2. Die dagegen gerichtete Beschwerde des Klägers ist begründet. Die Anordnung eines Erlöschens der vom Beklagten gestellten Bürgschaft durch das Vollstreckungsgericht kommt mangels gesetzlicher Grundlage nicht in Betracht. Die Anwendung der vom Landgericht herangezogenen Vorschrift des § 109 ZPO scheidet vorliegend schon deswegen aus, weil die vom Beklagten gestellte Bürgschaft, die Gegenstand seines Antrags vom 6. Mai 2014 ist, keine solche ist, deren Bestellung das Landgericht in seinem Urteil, das Grundlage der vorläufigen Vollstreckung ist, "angeordnet oder zugelassen hat" (§ 109 Abs. 1 ZPO). Zugelassen hat das Landgericht eine vorläufige Vollstreckung des Klägers gegen (naturgemäß von diesem) zu stellende Sicherheitsleistung.

Es ist den Parteien unbenommen, im Zusammenhang mit der vorläufigen Vollstreckung darüber hinaus Absprachen wie die hier vom Beklagten dargestellte zu treffen, nach der der Kläger auf eine vorläufige Vollstreckung vorerst verzichtet, wenn der Beklagte seinerseits eine Bankbürgschaft stellt. Bei dieser Bürgschaft handelt es sich jedoch nicht um eine, die das Landgericht "angeordnet oder zugelassen" hat und auf deren Fortbestand das Vollstreckungsgericht im Wege des Verfahrens nach § 109 ZPO einwirken kann und darf.

Dass aus demselben Grunde auch der vorangegangene Beschluss vom 10. Juli 2014, mit dem dem Kläger - erfolglos - eine Frist zur Einwilligung gesetzt worden ist, nicht hätte ergehen dürfen, kann dahinstehen.

Eine analoge Anwendung der genannten Vorschrift auf Sicherheiten, die nicht auf Anordnung oder Zulassung der vom Gericht getroffenen Vollstreckungsregelungen beruhen, ist entgegen der Annahme des Beklagten nicht statthaft. Abgesehen davon, dass eine solche Analogie dem ausdrücklichen Wortlaut der gesetzlichen Regelung widerspräche, würde damit ein Eingriff in grundgesetzlich geschützte Positionen (hier die Bürgschaft als Vermögenswert des Klägers im Sinne des Art. 14 GG) durch das Vollstreckungsgericht ohne gesetzgeberische Ermächtigung ermöglicht.

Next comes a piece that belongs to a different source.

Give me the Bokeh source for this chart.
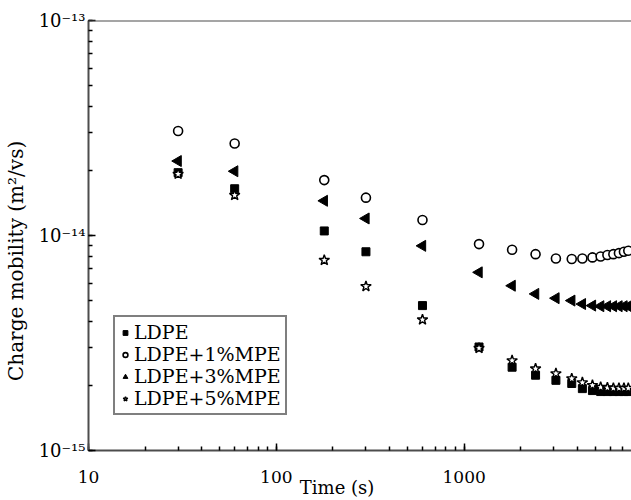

Die Kostenentscheidung folgt § 91 ZPO; eine Entscheidung über Kosten des ersten Rechtszugs des Verfahrens nach § 109 ZPO ist nicht veranlasst, da solche nicht entstehen bzw. mit der Verfahrensgebühr abgegolten sind (Zöller/Herget, ZPO, 30. Aufl., Rn. 12 zu § 109). Die Voraussetzungen für die Zulassung der Rechtsbeschwerde liegen nicht vor, § 574 ZPO.

Der Wert bestimmt sich nach dem Nennbetrag der Bankbürgschaft, die zum Erlöschen gebracht werden soll.